The Stimson Center in the US has produced this brief as part of ongoing series examining the international challenges that will face the next US presidential administration and providing concrete recommendations for presidential action. The brief says that existing efforts to address trafficking are disaggregated and fail to involve legitimate industry as partners in prevention. The US President should, it says, catalogue the threat, better target government resources, and incentivise legitimate business to do more to help prevent illicit trafficking at home and abroad. It argues that although both the Obama and Trump administrations prioritised federal efforts to meet the growing spectre of illicit trafficking, both failed to go beyond government-oriented solutions to what has become a far more complex challenge.
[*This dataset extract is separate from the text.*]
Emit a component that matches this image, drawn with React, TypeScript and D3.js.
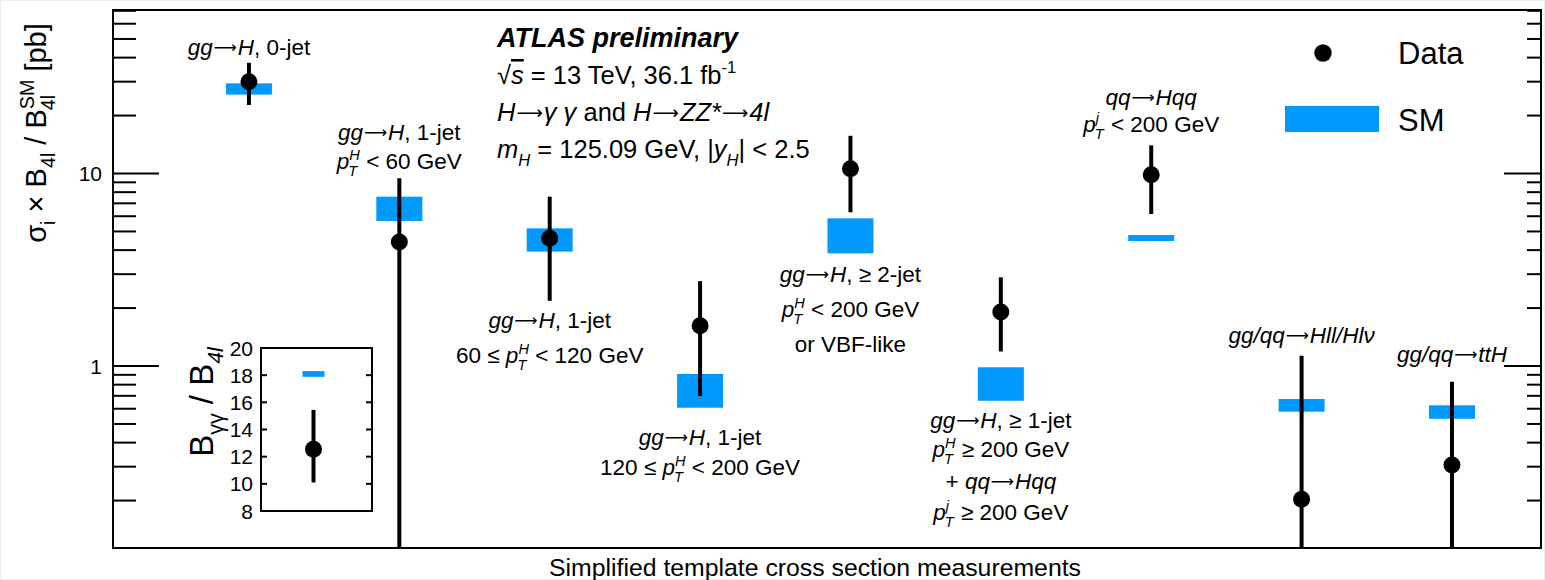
import React from "react";
import * as d3 from "d3";

// ---------------- DATA ----------------
const categories: string[][] = [
  ["*gg→H*, 0-jet"],
  ["*gg→H*, 1-jet", "*p^{H}_{T}* < 60 GeV"],
  ["*gg→H*, 1-jet", "60 ≤ *p^{H}_{T}* < 120 GeV"],
  ["*gg→H*, 1-jet", "120 ≤ *p^{H}_{T}* < 200 GeV"],
  ["*gg→H*, ≥ 2-jet", "*p^{H}_{T}* < 200 GeV", "or VBF-like"],
  ["*gg→H*, ≥ 1-jet", "*p^{H}_{T}* ≥ 200 GeV", "+ *qq→Hqq*", "*p^{j}_{T}* ≥ 200 GeV"],
  ["*qq→Hqq*", "*p^{j}_{T}* < 200 GeV"],
  ["*gg/qq→Hll/Hlν*"],
  ["*gg/qq→ttH*"],
];
const dataValue = [30.0, 4.41, 4.61, 1.62, 10.6, 1.91, 9.85, 0.203, 0.306];
const dataHigh = [37.6, 9.44, 7.58, 2.76, 15.7, 2.89, 14.0, 1.13, 0.829];
const dataLow = [22.7, 0, 2.18, 0.698, 6.29, 1.19, 6.16, 0, 0];
const smLow = [25.7, 5.67, 3.93, 0.607, 3.85, 0.66, 4.46, 0.579, 0.532];
const smHigh = [29.4, 7.58, 5.19, 0.909, 5.85, 0.985, 4.79, 0.674, 0.625];

const yMajorTicks = [1, 10];
const insetTicks = [8, 10, 12, 14, 16, 18, 20];
const insetData = { value: 12.54, low: 10.1, high: 15.44 };
const insetSM = { low: 17.88, high: 18.3 };

// "§" stands for a literal asterisk, "~" marks an overlined letter
const atlasTitle = "ATLAS preliminary";
const atlasLines = [
  "√*~s* = 13 TeV, 36.1 fb^{-1}",
  "*H→γ γ* and *H→ZZ§→4l*",
  "*m_{H}* = 125.09 GeV, |*y_{H}*| < 2.5",
];
const yTitle = "σ_{i} × B_{4l} / B^{SM}_{4l} [pb]";
const xTitle = "Simplified template cross section measurements";
const insetTitle = "B_{γγ} / B_{*4l*}";

// ---------------- LAYOUT ----------------
const W = 1545;
const H = 580;
const FONT = "'Liberation Sans', Arimo, Helvetica, Arial, sans-serif";
const ARROW_FONT = "'DejaVu Sans', sans-serif";
const SM_COLOR = "#0099ff";
const plot = { left: 113, right: 1541, top: 10, bottom: 548 };
const labelBaselines = [[55], [140, 169], [328, 363], [445, 475], [282, 317, 352], [428, 457, 489, 520], [105, 132], [343], [362]];
const labelFont = 22.5;

// --------------- rich text ---------------
type Seg =
  | { kind: "n"; text: string; italic: boolean; over?: boolean }
  | { kind: "arrow"; italic: boolean }
  | { kind: "sup" | "sub"; text: string; italic: boolean }
  | { kind: "stack"; sup: string; sub: string; italic: boolean };

function parseRich(s: string): Seg[] {
  const segs: Seg[] = [];
  let i = 0;
  let italic = false;
  let buf = "";
  const flush = () => {
    if (buf) {
      const parts = buf.split("→");
      parts.forEach((p, k) => {
        if (k > 0) segs.push({ kind: "arrow", italic });
        if (p) {
          if (p[0] === "~") segs.push({ kind: "n", text: p.slice(1), italic, over: true });
          else segs.push({ kind: "n", text: p.replace(/§/g, "*"), italic });
        }
      });
    }
    buf = "";
  };
  const readGroup = () => {
    let g: string;
    if (s[i] === "{") {
      const j = s.indexOf("}", i);
      g = s.slice(i + 1, j);
      i = j + 1;
    } else {
      g = s[i];
      i++;
    }
    let it = italic;
    if (g.length > 2 && g[0] === "*" && g[g.length - 1] === "*") {
      g = g.slice(1, -1);
      it = true;
    }
    return { g, it };
  };
  while (i < s.length) {
    const c = s[i];
    if (c === "*") {
      flush();
      italic = !italic;
      i++;
    } else if (c === "^" || c === "_") {
      flush();
      i++;
      const g1 = readGroup();
      const other = c === "^" ? "_" : "^";
      if (s[i] === other) {
        i++;
        const g2 = readGroup();
        segs.push({ kind: "stack", sup: c === "^" ? g1.g : g2.g, sub: c === "^" ? g2.g : g1.g, italic: g1.it });
      } else {
        segs.push({ kind: c === "^" ? "sup" : "sub", text: g1.g, italic: g1.it });
      }
    } else {
      buf += c;
      i++;
    }
  }
  flush();
  return segs;
}

let _ctx: CanvasRenderingContext2D | null = null;
function measure(text: string, size: number, italic: boolean, bold: boolean) {
  if (!_ctx) _ctx = document.createElement("canvas").getContext("2d");
  if (!_ctx) return text.length * size * 0.55;
  _ctx.font = `${italic ? "italic " : ""}${bold ? "bold " : ""}${size}px ${FONT}`;
  return _ctx.measureText(text).width;
}

function Rich(props: {
  x: number;
  y: number;
  text: string;
  size: number;
  anchor?: string;
  bold?: boolean;
  rotate?: number;
  supScale?: number;
}) {
  const { x, y, text, size, anchor = "start", bold = false, rotate = 0, supScale = 0.65 } = props;
  const segs = parseRich(text);
  const ss = size * supScale;
  const supOff = -0.42 * size;
  const subOff = 0.3 * size;
  let cur = 0;
  let pending = 0;
  const out: any[] = [];
  segs.forEach((sg, k) => {
    const fs = sg.italic ? "italic" : "normal";
    if (sg.kind === "n") {
      out.push(
        <tspan
          key={k}
          dy={0 - cur}
          dx={pending}
          fontStyle={fs}
          fontSize={size}
          style={sg.over ? { textDecoration: "overline" } : undefined}
        >
          {sg.text}
        </tspan>
      );
      cur = 0;
      pending = 0;
    } else if (sg.kind === "arrow") {
      const off = -0.07 * size;
      out.push(
        <tspan key={k} dy={off - cur} dx={pending + 0.04 * size} fontSize={size * 0.72} fontFamily={ARROW_FONT} fontStyle="normal">
          ⟶
        </tspan>
      );
      cur = off;
      pending = 0.04 * size;
    } else if (sg.kind === "sup" || sg.kind === "sub") {
      const off = sg.kind === "sup" ? supOff : subOff;
      out.push(
        <tspan key={k} dy={off - cur} dx={pending} fontStyle={fs} fontSize={ss}>
          {sg.text}
        </tspan>
      );
      cur = off;
      pending = 0;
    } else {
      const wSup = measure(sg.sup, ss, sg.italic, bold);
      const wSub = measure(sg.sub, ss, sg.italic, bold);
      out.push(
        <tspan key={k + "a"} dy={supOff - cur} dx={pending} fontStyle={fs} fontSize={ss}>
          {sg.sup}
        </tspan>
      );
      out.push(
        <tspan key={k + "b"} dy={subOff - supOff} dx={-wSup - 1} fontStyle={fs} fontSize={ss}>
          {sg.sub}
        </tspan>
      );
      cur = subOff;
      pending = Math.max(0, wSup - wSub) + 1;
    }
  });
  return (
    <text
      x={rotate ? 0 : x}
      y={rotate ? 0 : y}
      transform={rotate ? `translate(${x},${y}) rotate(${rotate})` : undefined}
      fontSize={size}
      fontFamily={FONT}
      fontWeight={bold ? "bold" : "normal"}
      textAnchor={anchor}
      fill="#000"
    >
      {out}
    </text>
  );
}

export default function App() {
  const x = d3.scaleLinear().domain([-0.904, 8.592]).range([plot.left, plot.right]);
  const y = d3.scaleLog().domain([0.1134, 70.7]).range([plot.bottom, plot.top]);
  const yv = (v: number) => (v <= y.domain()[0] ? plot.bottom : y(v));
  const allTicks = y.ticks().filter((t) => t > y.domain()[0] && t < y.domain()[1]);
  const isMajor = (t: number) => yMajorTicks.some((m) => Math.abs(m - t) < 1e-9);
  const fmt = d3.format("d");

  const boxW = 46;

  // inset
  const inset = { left: 261, right: 372, top: 348, bottom: 511 };
  const iy = d3.scaleLinear().domain([8, 20]).range([inset.bottom, inset.top]);
  const ix = (inset.left + inset.right) / 2 - 3;

  return (
    <div style={{ position: "fixed", left: 0, top: 0, width: W, height: H, background: "#fff" }}>
      <svg width={W} height={H} style={{ display: "block" }}>
        <rect x={0.5} y={0.5} width={W - 1} height={H - 1} fill="#fff" stroke="#eeeeee" />
        {/* SM boxes */}
        {smLow.map((lo, i) => (
          <rect
            key={"sm" + i}
            x={x(i) - boxW / 2}
            y={y(smHigh[i])}
            width={boxW}
            height={y(lo) - y(smHigh[i])}
            fill={SM_COLOR}
          />
        ))}
        {/* error bars */}
        {dataValue.map((v, i) => (
          <line
            key={"eb" + i}
            x1={x(i)}
            x2={x(i)}
            y1={yv(dataLow[i])}
            y2={yv(dataHigh[i])}
            stroke="#000"
            strokeWidth={4}
          />
        ))}
        {dataValue.map((v, i) => (
          <circle key={"pt" + i} cx={x(i)} cy={y(v)} r={8.5} fill="#000" />
        ))}

        {/* frame */}
        <rect
          x={plot.left}
          y={plot.top}
          width={plot.right - plot.left}
          height={plot.bottom - plot.top}
          fill="none"
          stroke="#000"
          strokeWidth={2}
        />
        {/* ticks */}
        {allTicks.map((t, i) => {
          const major = isMajor(t);
          const yy = y(t);
          return (
            <g key={"tk" + i}>
              <line x1={plot.left} x2={plot.left + (major ? 46 : 23)} y1={yy} y2={yy} stroke="#000" strokeWidth={2} />
              <line x1={plot.right} x2={plot.right - (major ? 37 : 14)} y1={yy} y2={yy} stroke="#000" strokeWidth={2} />
            </g>
          );
        })}
        {yMajorTicks.map((t) => (
          <text
            key={"tl" + t}
            x={plot.left - 11}
            y={y(t)}
            dy="0.36em"
            textAnchor="end"
            fontSize={21}
            fontFamily={FONT}
          >
            {fmt(t)}
          </text>
        ))}

        {/* axis titles */}
        <Rich x={46} y={133} rotate={-90} anchor="middle" size={29} supScale={0.68} text={yTitle} />
        <text x={815} y={576} textAnchor="middle" fontSize={24.8} fontFamily={FONT}>
          {xTitle}
        </text>

        {/* category labels */}
        {categories.map((lines, i) =>
          lines.map((ln, j) => (
            <Rich key={"lb" + i + "_" + j} x={x(i)} y={labelBaselines[i][j]} anchor="middle" size={labelFont} text={ln} />
          ))
        )}

        {/* ATLAS block */}
        <text x={497} y={47} fontSize={27} fontFamily={FONT} fontWeight="bold" fontStyle="italic">
          {atlasTitle}
        </text>
        {atlasLines.map((ln, i) => (
          <Rich key={"al" + i} x={497} y={84 + i * 37} size={25.5} text={ln} />
        ))}

        {/* legend */}
        <circle cx={1323} cy={53} r={8.7} fill="#000" />
        <text x={1398} y={64} fontSize={31} fontFamily={FONT}>
          Data
        </text>
        <rect x={1285} y={106} width={94} height={26} fill={SM_COLOR} />
        <text x={1398} y={131} fontSize={31} fontFamily={FONT}>
          SM
        </text>

        {/* inset */}
        <rect x={ix - 11} y={iy(insetSM.high)} width={22} height={iy(insetSM.low) - iy(insetSM.high)} fill={SM_COLOR} />
        <line x1={ix} x2={ix} y1={iy(insetData.low)} y2={iy(insetData.high)} stroke="#000" strokeWidth={4} />
        <circle cx={ix} cy={iy(insetData.value)} r={8.5} fill="#000" />
        <rect
          x={inset.left}
          y={inset.top}
          width={inset.right - inset.left}
          height={inset.bottom - inset.top}
          fill="none"
          stroke="#000"
          strokeWidth={2}
        />
        {insetTicks.map((t) => (
          <g key={"it" + t}>
            <line x1={inset.left} x2={inset.left + 6} y1={iy(t)} y2={iy(t)} stroke="#000" strokeWidth={2} />
            <line x1={inset.right} x2={inset.right - 6} y1={iy(t)} y2={iy(t)} stroke="#000" strokeWidth={2} />
            <text x={inset.left - 8} y={iy(t)} dy="0.36em" textAnchor="end" fontSize={21} fontFamily={FONT}>
              {t}
            </text>
          </g>
        ))}
        <Rich x={213} y={402} rotate={-90} anchor="middle" size={33} text={insetTitle} />
      </svg>
    </div>
  );
}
Beyond lip service and intermittent efforts to build “public private partnerships,” the US has fundamentally failed to alter the calculus of both legitimate and illicit actors operating in the global supply chain. It says that government must do its part to change the current ‘low-risk high-rewards calculus’ for those operating in the illicit space, and do more to incentivise legitimate companies to partner in countering illicit trade. It makes a number of policy recommendations –
- Comprehensively chart the global grey market to identify common choke points;
- Dedicate a greater share of intelligence and interagency resources to identifying and disrupting factors that enable illicit middlemen in the global supply chain; and
- Enlist support of the legitimate supply chain companies.